I do not know how to describe this extraordinary illness. I said things which I had never thought of; I acted as though I were forced to act in spite of myself; I seemed nearly always to be delirious; and yet I feel certain that I was never, for a minute, deprived of my reason. Sometimes I remained in a state of extreme exhaustion for hours together, unable to make the least movement, and yet, in spite of this extraordinary torpor, hearing the least whisper. I remember it still. And what fears the devil inspired! I was afraid of everything; my bed seemed to be surrounded by frightful precipices; nails in the wall took the terrifying appearance of long fingers, shrivelled and blackened with fire, making me cry out in terror.

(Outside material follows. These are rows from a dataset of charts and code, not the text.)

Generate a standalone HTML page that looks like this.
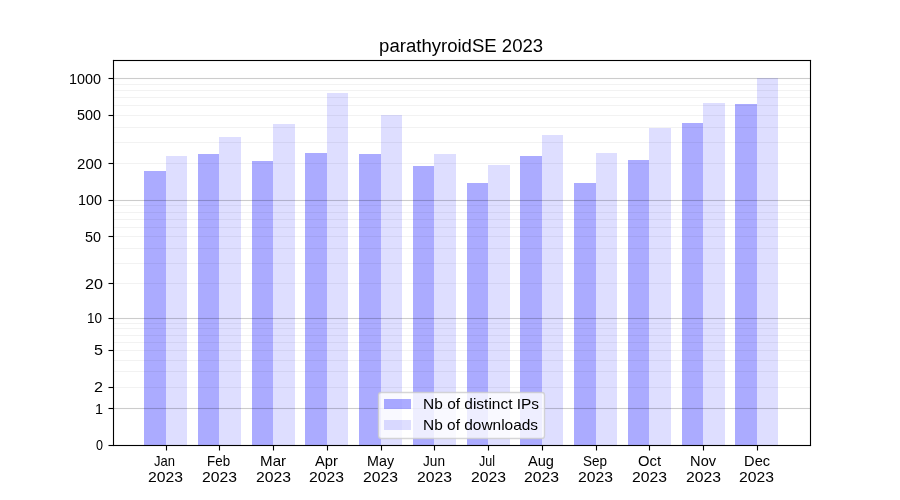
<!DOCTYPE html>
<html lang="en"><head><meta charset="utf-8"><title>parathyroidSE 2023</title>
<style>html,body{margin:0;padding:0;background:#fff;overflow:hidden}body{position:relative;width:900px;height:500px}svg{display:block;position:absolute;left:0;top:0}svg.t{will-change:transform;transform:translateZ(0)}text{font-family:"Liberation Sans",sans-serif;fill:#000}</style></head><body>
<svg width="900" height="500" viewBox="0 0 900 500">
<rect width="900" height="500" fill="#fff"/>
<g shape-rendering="crispEdges">
<g fill="rgba(0,0,255,0.33)">
<rect x="144" y="171" width="22" height="274"/>
<rect x="198" y="154" width="21" height="291"/>
<rect x="252" y="161" width="21" height="284"/>
<rect x="305" y="153" width="22" height="292"/>
<rect x="359" y="154" width="22" height="291"/>
<rect x="413" y="166" width="21" height="279"/>
<rect x="467" y="183" width="21" height="262"/>
<rect x="520" y="156" width="22" height="289"/>
<rect x="574" y="183" width="22" height="262"/>
<rect x="628" y="160" width="21" height="285"/>
<rect x="682" y="123" width="21" height="322"/>
<rect x="735" y="104" width="22" height="341"/>
</g>
<g fill="rgba(0,0,255,0.13)">
<rect x="166" y="156" width="21" height="289"/>
<rect x="219" y="137" width="22" height="308"/>
<rect x="273" y="124" width="22" height="321"/>
<rect x="327" y="93" width="21" height="352"/>
<rect x="381" y="115" width="21" height="330"/>
<rect x="434" y="154" width="22" height="291"/>
<rect x="488" y="165" width="22" height="280"/>
<rect x="542" y="135" width="21" height="310"/>
<rect x="596" y="153" width="21" height="292"/>
<rect x="649" y="128" width="22" height="317"/>
<rect x="703" y="103" width="22" height="342"/>
<rect x="757" y="78" width="21" height="367"/>
</g>
</g>
<g fill="rgba(0,0,0,0.2)">
<rect x="113.5" y="77.9444" width="697" height="1.1111"/>
<rect x="113.5" y="199.9444" width="697" height="1.1111"/>
<rect x="113.5" y="317.9444" width="697" height="1.1111"/>
<rect x="113.5" y="407.9444" width="697" height="1.1111"/>
</g>
<g fill="rgba(0,0,0,0.05)">
<rect x="113.5" y="83.9444" width="697" height="1.1111"/>
<rect x="113.5" y="89.9444" width="697" height="1.1111"/>
<rect x="113.5" y="96.9444" width="697" height="1.1111"/>
<rect x="113.5" y="104.9444" width="697" height="1.1111"/>
<rect x="113.5" y="114.9444" width="697" height="1.1111"/>
<rect x="113.5" y="126.9444" width="697" height="1.1111"/>
<rect x="113.5" y="141.9444" width="697" height="1.1111"/>
<rect x="113.5" y="162.9444" width="697" height="1.1111"/>
<rect x="113.5" y="204.9444" width="697" height="1.1111"/>
<rect x="113.5" y="211.9444" width="697" height="1.1111"/>
<rect x="113.5" y="218.9444" width="697" height="1.1111"/>
<rect x="113.5" y="226.9444" width="697" height="1.1111"/>
<rect x="113.5" y="235.9444" width="697" height="1.1111"/>
<rect x="113.5" y="247.9444" width="697" height="1.1111"/>
<rect x="113.5" y="262.9444" width="697" height="1.1111"/>
<rect x="113.5" y="282.9444" width="697" height="1.1111"/>
<rect x="113.5" y="322.9444" width="697" height="1.1111"/>
<rect x="113.5" y="327.9444" width="697" height="1.1111"/>
<rect x="113.5" y="334.9444" width="697" height="1.1111"/>
<rect x="113.5" y="341.9444" width="697" height="1.1111"/>
<rect x="113.5" y="349.9444" width="697" height="1.1111"/>
<rect x="113.5" y="359.9444" width="697" height="1.1111"/>
<rect x="113.5" y="370.9444" width="697" height="1.1111"/>
<rect x="113.5" y="386.9444" width="697" height="1.1111"/>
</g>
<rect x="378.5" y="392.5" width="166" height="46" rx="2.8" ry="2.8" fill="rgba(255,255,255,0.8)" stroke="rgba(204,204,204,0.8)" stroke-width="1.389"/>
<g shape-rendering="crispEdges">
<rect x="384" y="399" width="27" height="10" fill="rgba(0,0,255,0.33)"/>
<rect x="384" y="420" width="27" height="10" fill="rgba(0,0,255,0.13)"/>
</g>
<g fill="#000">
<rect x="112.9444" y="59.9444" width="698.1111" height="1.1111"/><rect x="112.9444" y="444.9444" width="698.1111" height="1.1111"/>
<rect x="112.9444" y="59.9444" width="1.1111" height="386.1111"/><rect x="809.9444" y="59.9444" width="1.1111" height="386.1111"/>
</g>
<g fill="#000">
<rect x="108.5" y="444.9444" width="4.5" height="1.1111"/>
<rect x="108.5" y="407.9444" width="4.5" height="1.1111"/>
<rect x="108.5" y="386.9444" width="4.5" height="1.1111"/>
<rect x="108.5" y="349.9444" width="4.5" height="1.1111"/>
<rect x="108.5" y="317.9444" width="4.5" height="1.1111"/>
<rect x="108.5" y="282.9444" width="4.5" height="1.1111"/>
<rect x="108.5" y="235.9444" width="4.5" height="1.1111"/>
<rect x="108.5" y="199.9444" width="4.5" height="1.1111"/>
<rect x="108.5" y="162.9444" width="4.5" height="1.1111"/>
<rect x="108.5" y="114.9444" width="4.5" height="1.1111"/>
<rect x="108.5" y="77.9444" width="4.5" height="1.1111"/>
<rect x="165.9444" y="446" width="1.1111" height="4.5"/>
<rect x="218.9444" y="446" width="1.1111" height="4.5"/>
<rect x="272.9444" y="446" width="1.1111" height="4.5"/>
<rect x="326.9444" y="446" width="1.1111" height="4.5"/>
<rect x="380.9444" y="446" width="1.1111" height="4.5"/>
<rect x="433.9444" y="446" width="1.1111" height="4.5"/>
<rect x="487.9444" y="446" width="1.1111" height="4.5"/>
<rect x="541.9444" y="446" width="1.1111" height="4.5"/>
<rect x="595.9444" y="446" width="1.1111" height="4.5"/>
<rect x="648.9444" y="446" width="1.1111" height="4.5"/>
<rect x="702.9444" y="446" width="1.1111" height="4.5"/>
<rect x="756.9444" y="446" width="1.1111" height="4.5"/>
</g>
</svg>
<svg class="t" width="900" height="500" viewBox="0 0 900 500">
<g>
<text x="379.10" y="51.60" font-size="18.00" text-anchor="start" textLength="164.00" lengthAdjust="spacingAndGlyphs">parathyroidSE 2023</text>
<text x="96.00" y="450.00" font-size="14.50" text-anchor="start" textLength="7.00" lengthAdjust="spacingAndGlyphs">0</text>
<text x="95.10" y="414.00" font-size="14.50" text-anchor="start" textLength="8.00" lengthAdjust="spacingAndGlyphs">1</text>
<text x="94.10" y="392.00" font-size="14.50" text-anchor="start" textLength="9.00" lengthAdjust="spacingAndGlyphs">2</text>
<text x="94.10" y="355.00" font-size="14.50" text-anchor="start" textLength="9.00" lengthAdjust="spacingAndGlyphs">5</text>
<text x="87.10" y="323.00" font-size="14.50" text-anchor="start" textLength="15.00" lengthAdjust="spacingAndGlyphs">10</text>
<text x="85.10" y="289.00" font-size="14.50" text-anchor="start" textLength="18.00" lengthAdjust="spacingAndGlyphs">20</text>
<text x="85.10" y="242.00" font-size="14.50" text-anchor="start" textLength="16.00" lengthAdjust="spacingAndGlyphs">50</text>
<text x="78.10" y="205.00" font-size="14.50" text-anchor="start" textLength="24.00" lengthAdjust="spacingAndGlyphs">100</text>
<text x="77.10" y="169.00" font-size="14.50" text-anchor="start" textLength="25.00" lengthAdjust="spacingAndGlyphs">200</text>
<text x="77.10" y="120.00" font-size="14.50" text-anchor="start" textLength="24.00" lengthAdjust="spacingAndGlyphs">500</text>
<text x="69.10" y="84.00" font-size="14.50" text-anchor="start" textLength="32.00" lengthAdjust="spacingAndGlyphs">1000</text>
<text x="154.00" y="466.00" font-size="14.50" text-anchor="start" textLength="21.00" lengthAdjust="spacingAndGlyphs">Jan</text>
<text x="148.10" y="482.00" font-size="14.50" text-anchor="start" textLength="35.00" lengthAdjust="spacingAndGlyphs">2023</text>
<text x="207.10" y="466.00" font-size="14.50" text-anchor="start" textLength="23.00" lengthAdjust="spacingAndGlyphs">Feb</text>
<text x="202.10" y="482.00" font-size="14.50" text-anchor="start" textLength="35.00" lengthAdjust="spacingAndGlyphs">2023</text>
<text x="260.10" y="466.00" font-size="14.50" text-anchor="start" textLength="26.00" lengthAdjust="spacingAndGlyphs">Mar</text>
<text x="256.10" y="482.00" font-size="14.50" text-anchor="start" textLength="35.00" lengthAdjust="spacingAndGlyphs">2023</text>
<text x="315.00" y="466.00" font-size="14.50" text-anchor="start" textLength="23.00" lengthAdjust="spacingAndGlyphs">Apr</text>
<text x="309.10" y="482.00" font-size="14.50" text-anchor="start" textLength="35.00" lengthAdjust="spacingAndGlyphs">2023</text>
<text x="367.10" y="466.00" font-size="14.50" text-anchor="start" textLength="27.00" lengthAdjust="spacingAndGlyphs">May</text>
<text x="363.10" y="482.00" font-size="14.50" text-anchor="start" textLength="35.00" lengthAdjust="spacingAndGlyphs">2023</text>
<text x="423.00" y="466.00" font-size="14.50" text-anchor="start" textLength="22.00" lengthAdjust="spacingAndGlyphs">Jun</text>
<text x="417.10" y="482.00" font-size="14.50" text-anchor="start" textLength="35.00" lengthAdjust="spacingAndGlyphs">2023</text>
<text x="479.00" y="466.00" font-size="14.50" text-anchor="start" textLength="16.00" lengthAdjust="spacingAndGlyphs">Jul</text>
<text x="471.10" y="482.00" font-size="14.50" text-anchor="start" textLength="35.00" lengthAdjust="spacingAndGlyphs">2023</text>
<text x="528.00" y="466.00" font-size="14.50" text-anchor="start" textLength="26.00" lengthAdjust="spacingAndGlyphs">Aug</text>
<text x="524.10" y="482.00" font-size="14.50" text-anchor="start" textLength="35.00" lengthAdjust="spacingAndGlyphs">2023</text>
<text x="583.10" y="466.00" font-size="14.50" text-anchor="start" textLength="24.00" lengthAdjust="spacingAndGlyphs">Sep</text>
<text x="578.10" y="482.00" font-size="14.50" text-anchor="start" textLength="35.00" lengthAdjust="spacingAndGlyphs">2023</text>
<text x="638.10" y="466.00" font-size="14.50" text-anchor="start" textLength="23.00" lengthAdjust="spacingAndGlyphs">Oct</text>
<text x="632.10" y="482.00" font-size="14.50" text-anchor="start" textLength="35.00" lengthAdjust="spacingAndGlyphs">2023</text>
<text x="690.10" y="466.00" font-size="14.50" text-anchor="start" textLength="26.00" lengthAdjust="spacingAndGlyphs">Nov</text>
<text x="686.10" y="482.00" font-size="14.50" text-anchor="start" textLength="35.00" lengthAdjust="spacingAndGlyphs">2023</text>
<text x="744.10" y="466.00" font-size="14.50" text-anchor="start" textLength="26.00" lengthAdjust="spacingAndGlyphs">Dec</text>
<text x="739.10" y="482.00" font-size="14.50" text-anchor="start" textLength="35.00" lengthAdjust="spacingAndGlyphs">2023</text>
<text x="423.10" y="409.00" font-size="14.50" text-anchor="start" textLength="116.00" lengthAdjust="spacingAndGlyphs">Nb of distinct IPs</text>
<text x="423.10" y="430.00" font-size="14.50" text-anchor="start" textLength="115.00" lengthAdjust="spacingAndGlyphs">Nb of downloads</text>
</g>
</svg></body></html>
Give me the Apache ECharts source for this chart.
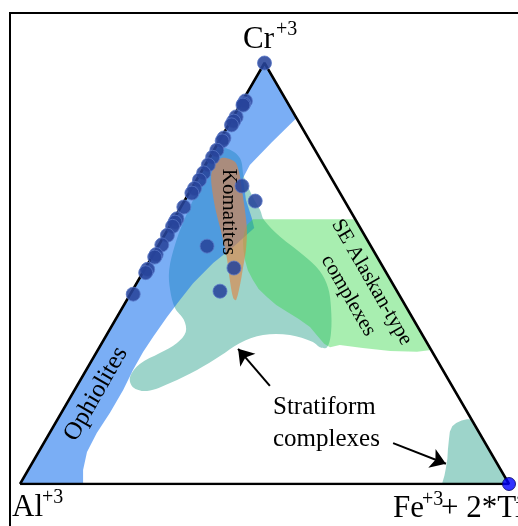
<!DOCTYPE html>
<html>
<head>
<meta charset="utf-8">
<script src="https://cdn.jsdelivr.net/npm/echarts@6/dist/echarts.min.js"></script>
<style>html,body{margin:0;padding:0;background:#fff;}#chart{width:518px;height:526px;}</style>
</head>
<body>
<div id="chart"></div>
<script>
// ---- Data: spinel compositions as ternary fractions (Cr, Fe3+ + 2Ti; Al = remainder)
const sampleCr = [1.000, 0.910, 0.903, 0.900, 0.872, 0.862, 0.853, 0.822, 0.815, 0.793, 0.776, 0.758, 0.739, 0.722, 0.702, 0.691, 0.658, 0.630, 0.622, 0.612, 0.591, 0.568, 0.545, 0.539, 0.510, 0.502, 0.451,
                  0.708, 0.672, 0.565, 0.513, 0.458];
const sampleFe = [0.000, 0.006, 0.006, 0.006, 0.006, 0.006, 0.006, 0.006, 0.006, 0.006, 0.006, 0.006, 0.006, 0.006, 0.006, 0.006, 0.006, 0.006, 0.006, 0.006, 0.006, 0.006, 0.006, 0.006, 0.006, 0.006, 0.006,
                  0.100, 0.145, 0.100, 0.181, 0.180];
const endMemberCr = [0.0];
const endMemberFe = [1.0];

// Triangle corners (Cr, Fe)
const cornerCr = [0, 0, 1, 0];
const cornerFe = [0, 1, 0, 0];

// Field outlines in diagram coordinates [x = Fe + Cr/2, y = Cr]
const ophioliteField = [[0.5,1.0],[0.565,0.869],[0.515,0.812],[0.470,0.758],[0.456,0.727],[0.462,0.675],[0.474,0.632],[0.479,0.608],
  [0.436,0.563],[0.395,0.525],[0.354,0.477],[0.327,0.437],[0.301,0.397],[0.272,0.349],[0.252,0.314],[0.231,0.271],[0.211,0.223],
  [0.184,0.169],[0.157,0.121],[0.137,0.076],[0.129,0.033],[0.129,0.0],[0.0,0.0]];
const stratiformField = [[0.393,0.793],[0.425,0.796],[0.450,0.774],[0.458,0.729],[0.476,0.682],[0.491,0.651],[0.499,0.627],[0.532,0.587],
  [0.579,0.544],[0.613,0.506],[0.630,0.466],[0.636,0.418],[0.636,0.359],[0.628,0.325],[0.613,0.325],[0.599,0.337],[0.552,0.354],
  [0.497,0.354],[0.450,0.335],[0.409,0.304],[0.362,0.271],[0.307,0.240],[0.260,0.221],[0.231,0.230],[0.225,0.254],[0.245,0.285],
  [0.286,0.311],[0.321,0.335],[0.339,0.361],[0.335,0.390],[0.317,0.418],[0.307,0.461],[0.305,0.508],[0.317,0.568],[0.333,0.620],
  [0.358,0.686],[0.378,0.751]];
const stratiformFieldFe = [[0.863,0.0],[0.868,0.020],[0.871,0.038],[0.874,0.060],[0.875,0.081],[0.877,0.104],[0.879,0.124],[0.884,0.137],
  [0.892,0.145],[0.903,0.151],[0.914,0.154],[0.923,0.154],[1.0,0.0]];
const alaskanField = [[0.476,0.629],[0.685,0.629],[0.841,0.318],[0.812,0.314],[0.757,0.316],[0.701,0.323],[0.654,0.330],[0.634,0.325],
  [0.622,0.333],[0.608,0.352],[0.593,0.373],[0.570,0.392],[0.546,0.409],[0.524,0.425],[0.505,0.444],[0.488,0.463],[0.476,0.485],
  [0.466,0.508],[0.460,0.532],[0.457,0.556],[0.456,0.580],[0.459,0.600],[0.464,0.615]];
const komatiiteField = [[0.423,0.774],[0.440,0.765],[0.448,0.741],[0.454,0.698],[0.460,0.651],[0.464,0.603],[0.462,0.556],[0.456,0.513],
  [0.450,0.473],[0.442,0.437],[0.436,0.442],[0.429,0.485],[0.423,0.537],[0.413,0.591],[0.401,0.646],[0.393,0.698],[0.391,0.734],
  [0.399,0.762],[0.411,0.774]];

// Arrows pointing to the stratiform fields [from, to]
const arrowStratiform = [[[0.511,0.233],[0.446,0.321]], [[0.763,0.097],[0.871,0.048]]];

const fieldNames = ['Ophiolites', 'Komatites', 'SE Alaskan-type\ncomplexes', 'Stratiform\ncomplexes'];

// ---- helpers
const toXY = (cr, fe) => [fe + cr / 2, cr];
const samplePts = sampleCr.map((c, i) => toXY(c, sampleFe[i]));
const endPts = endMemberCr.map((c, i) => toXY(c, endMemberFe[i]));
const cornerPts = cornerCr.map((c, i) => toXY(c, cornerFe[i]));

function fieldSeries(name, outline, fill, opacity, smooth, z) {
  return {
    type: 'custom', name: name, z: z, silent: true, data: [0],
    renderItem: function (params, api) {
      return {
        type: 'polygon',
        shape: { points: outline.map(p => api.coord(p)), smooth: smooth },
        style: { fill: fill, opacity: opacity }
      };
    }
  };
}

const chart = echarts.init(document.getElementById('chart'), null, { renderer: 'canvas' });
const serif = '"Liberation Serif", "Times New Roman", serif';

const option = {
  backgroundColor: '#ffffff',
  animation: false,
  grid: { left: 20, top: 63, width: 489, height: 421, containLabel: false },
  xAxis: { type: 'value', min: 0, max: 1, show: false },
  yAxis: { type: 'value', min: 0, max: 1, show: false },
  series: [
    fieldSeries('Stratiform', stratiformField, '#9dd4ca', 1, 0.35, 1),
    fieldSeries('StratiformFe', stratiformFieldFe, '#9dd4ca', 1, 0, 1),
    fieldSeries('Ophiolites', ophioliteField, 'rgb(20,111,237)', 0.565, 0, 2),
    fieldSeries('Alaskan', alaskanField, 'rgb(48,214,67)', 0.42, 0, 3),
    fieldSeries('Komatiites', komatiiteField, 'rgb(223,132,68)', 0.63, 0.3, 4),
    {
      type: 'line', data: cornerPts, symbol: 'none', z: 5, silent: true,
      lineStyle: { color: '#000', width: 2.5 }
    },
    {
      type: 'lines', coordinateSystem: 'cartesian2d', z: 6, silent: true,
      symbol: ['none', 'arrow'], symbolSize: 15,
      lineStyle: { color: '#000', width: 2, opacity: 1 },
      data: arrowStratiform.map(a => ({ coords: a }))
    },
    {
      type: 'scatter', data: samplePts, symbolSize: 14, z: 7, silent: true,
      itemStyle: { color: 'rgb(40,68,155)', opacity: 0.88, borderColor: 'rgba(90,120,200,0.9)', borderWidth: 1 }
    },
    {
      type: 'scatter', data: endPts, symbolSize: 13, z: 7, silent: true,
      itemStyle: { color: '#0000ff', borderColor: '#000066', borderWidth: 1 }
    }
  ],
  graphic: [
    { type: 'rect', shape: { x: 10, y: 13, width: 560, height: 560 }, style: { fill: 'none', stroke: '#000', lineWidth: 2 }, z: 0 },
    { type: 'text', x: 243, y: 40, style: { text: 'Cr', font: '31px ' + serif, fill: '#000', verticalAlign: 'middle', align: 'left' }, z: 10 },
    { type: 'text', x: 276, y: 30, style: { text: '+3', font: '20px ' + serif, fill: '#000', verticalAlign: 'middle', align: 'left' }, z: 10 },
    { type: 'text', x: 12, y: 508, style: { text: 'Al', font: '31px ' + serif, fill: '#000', verticalAlign: 'middle', align: 'left' }, z: 10 },
    { type: 'text', x: 42, y: 498, style: { text: '+3', font: '20px ' + serif, fill: '#000', verticalAlign: 'middle', align: 'left' }, z: 10 },
    { type: 'text', x: 393, y: 509, style: { text: 'Fe', font: '31px ' + serif, fill: '#000', verticalAlign: 'middle', align: 'left' }, z: 10 },
    { type: 'text', x: 422, y: 500, style: { text: '+3', font: '20px ' + serif, fill: '#000', verticalAlign: 'middle', align: 'left' }, z: 10 },
    { type: 'text', x: 441, y: 509, style: { text: '+ 2*Ti', font: '31px ' + serif, fill: '#000', verticalAlign: 'middle', align: 'left' }, z: 10 },
    { type: 'text', x: 96, y: 394, rotation: Math.PI / 3, style: { text: fieldNames[0], font: '25px ' + serif, fill: '#000', verticalAlign: 'middle', align: 'center' }, z: 10 },
    { type: 'text', x: 229, y: 212, rotation: -Math.PI / 2, style: { text: fieldNames[1], font: '21px ' + serif, fill: '#000', verticalAlign: 'middle', align: 'center' }, z: 10 },
    { type: 'text', x: 360, y: 289, rotation: -Math.PI / 3, style: { text: fieldNames[2], font: '21px ' + serif, fill: '#000', verticalAlign: 'middle', align: 'center', lineHeight: 27 }, z: 10 },
    { type: 'text', x: 273, y: 423, style: { text: fieldNames[3], font: '25px ' + serif, fill: '#000', verticalAlign: 'middle', align: 'left', lineHeight: 32 }, z: 10 }
  ]
};
chart.setOption(option);
</script>
</body>
</html>
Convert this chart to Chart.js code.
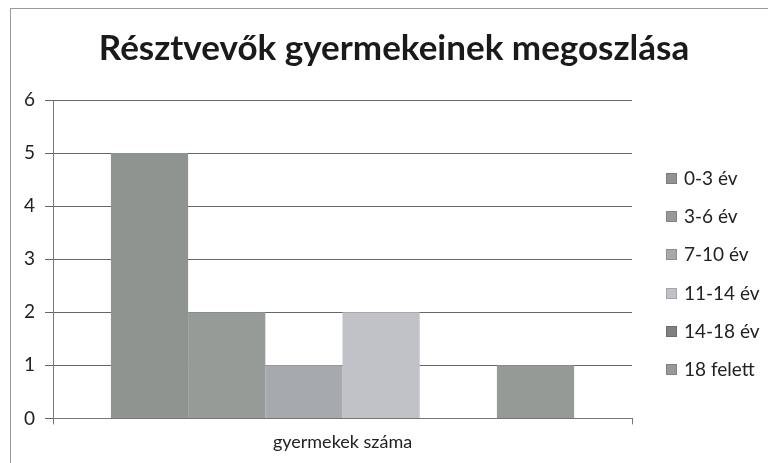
<!DOCTYPE html>
<html>
<head>
<meta charset="utf-8">
<script src="https://cdn.jsdelivr.net/npm/chart.js@4"></script>
<style>
  html, body { margin: 0; padding: 0; background: #fff; }
  #wrap { position: relative; width: 768px; height: 463px; overflow: hidden; }
  #frame { position: absolute; left: 10px; top: 8px; width: 780px; height: 480px;
           border-left: 1px solid #9a9a9a; border-top: 1px solid #9a9a9a; }
  #chart { position: absolute; left: 0; top: 0; }
  #title { position: absolute; left: 0; width: 788px; top: 25px; text-align: center; margin: 0;
           font-family: Lato, "Open Sans", sans-serif; font-size: 35px; font-weight: bold;
           line-height: 42px; color: #1a1a1a; white-space: nowrap; }
  #legend { position: absolute; left: 666px; top: 166px; margin: 0; padding: 0; list-style: none;
            font-family: Lato, "Open Sans", sans-serif; font-size: 19px; color: #222; }
  #legend li { height: 38.2px; line-height: 24px; white-space: nowrap; }
  #legend .sw { display: inline-block; width: 9px; height: 9px; margin-right: 7px; vertical-align: 1px;
                border: 1px solid rgba(0,0,0,0.15); }
</style>
</head>
<body>
<div id="wrap">
  <div id="frame"></div>
  <canvas id="chart" width="768" height="463"></canvas>
  <h1 id="title">Résztvevők gyermekeinek megoszlása</h1>
  <ul id="legend"></ul>
</div>
<script>
// ── Data ─────────────────────────────────────────────
const categories = ['gyermekek száma'];
const seriesNames = ['0-3 év', '3-6 év', '7-10 év', '11-14 év', '14-18 év', '18 felett'];
const seriesValues = [5, 2, 1, 2, 0, 1];
const seriesColors = ['#8f9490', '#979b97', '#a6a9ad', '#c0c2c7', '#7e827e', '#959a97'];
const yTicks = [0, 1, 2, 3, 4, 5, 6];

const FONT = 'Lato, "Open Sans", sans-serif';

const datasets = seriesNames.map((name, i) => ({
    label: name,
    data: [seriesValues[i]],
    backgroundColor: seriesColors[i],
    borderWidth: 0,
    categoryPercentage: 0.8,
    barPercentage: 1.0
}));

new Chart(document.getElementById('chart'), {
    type: 'bar',
    data: { labels: categories, datasets },
    options: {
        responsive: false,
        animation: false,
        layout: { padding: { left: 14, right: 136, top: 100, bottom: 3 } },
        plugins: {
            title: { display: false },
            legend: { display: false },
            tooltip: { enabled: false }
        },
        scales: {
            x: {
                grid: { display: true, drawOnChartArea: false, color: '#777', tickLength: 6 },
                border: { color: '#777' },
                ticks: { color: '#222', font: { family: FONT, size: 18 }, padding: 7 }
            },
            y: {
                min: yTicks[0],
                max: yTicks[yTicks.length - 1],
                grid: { color: '#666', tickLength: 8 },
                border: { color: '#777' },
                ticks: {
                    stepSize: 1,
                    color: '#222',
                    font: { family: FONT, size: 19 },
                    padding: 10
                }
            }
        }
    }
});

// ── Legend ───────────────────────────────────────────
document.getElementById('legend').innerHTML = seriesNames.map((n, i) =>
    `<li><span class="sw" style="background:${seriesColors[i]}"></span>${n}</li>`).join('');
</script>
</body>
</html>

One day, while Papa stood looking at me in silence, the hat in his hand was suddenly transformed into some horrible shape, and I was so frightened that he went away sobbing.
But if God allowed the devil to approach me in this open way, Angels too were sent to console and strengthen me. Marie never left me, and never showed the least trace of weariness in spite of all the trouble I gave her—for I could not rest when she was away. During meals, when Victoire took care of me, I never ceased calling tearfully "Marie! Marie!" When she wanted to go out, it was only if she were going to Mass or to see Pauline that I kept quiet. As for Léonie and my little Céline, they could not do enough for me. On Sundays they shut themselves up for hours with a poor child who seemed almost to have lost her reason. My own dear sisters, how much I made you suffer! My uncle and aunt were also devoted to me. My aunt came to see me every day, and brought me many little gifts. I could never tell you how my love for these dear ones increased during this illness. I understood better than ever what Papa had so often told us: "Always remember, children, that your uncle and aunt have devoted themselves to you in a way that is quite exceptional." In his old age he experienced this himself, and now he must bless and protect those who lavished upon him such affectionate care.[5]
When my sufferings grew less, my great delight was to weave garlands of daisies and forget-me-nots for Our Lady's statue. We were in the beautiful month of May, when all nature is clothed with the flowers of spring; the Little Flower alone drooped, and seemed as though it had withered for ever. Yet she too had a shining sun, the miraculous statue of the Queen of Heaven. How often did not the Little Flower turn towards this glorious Sun!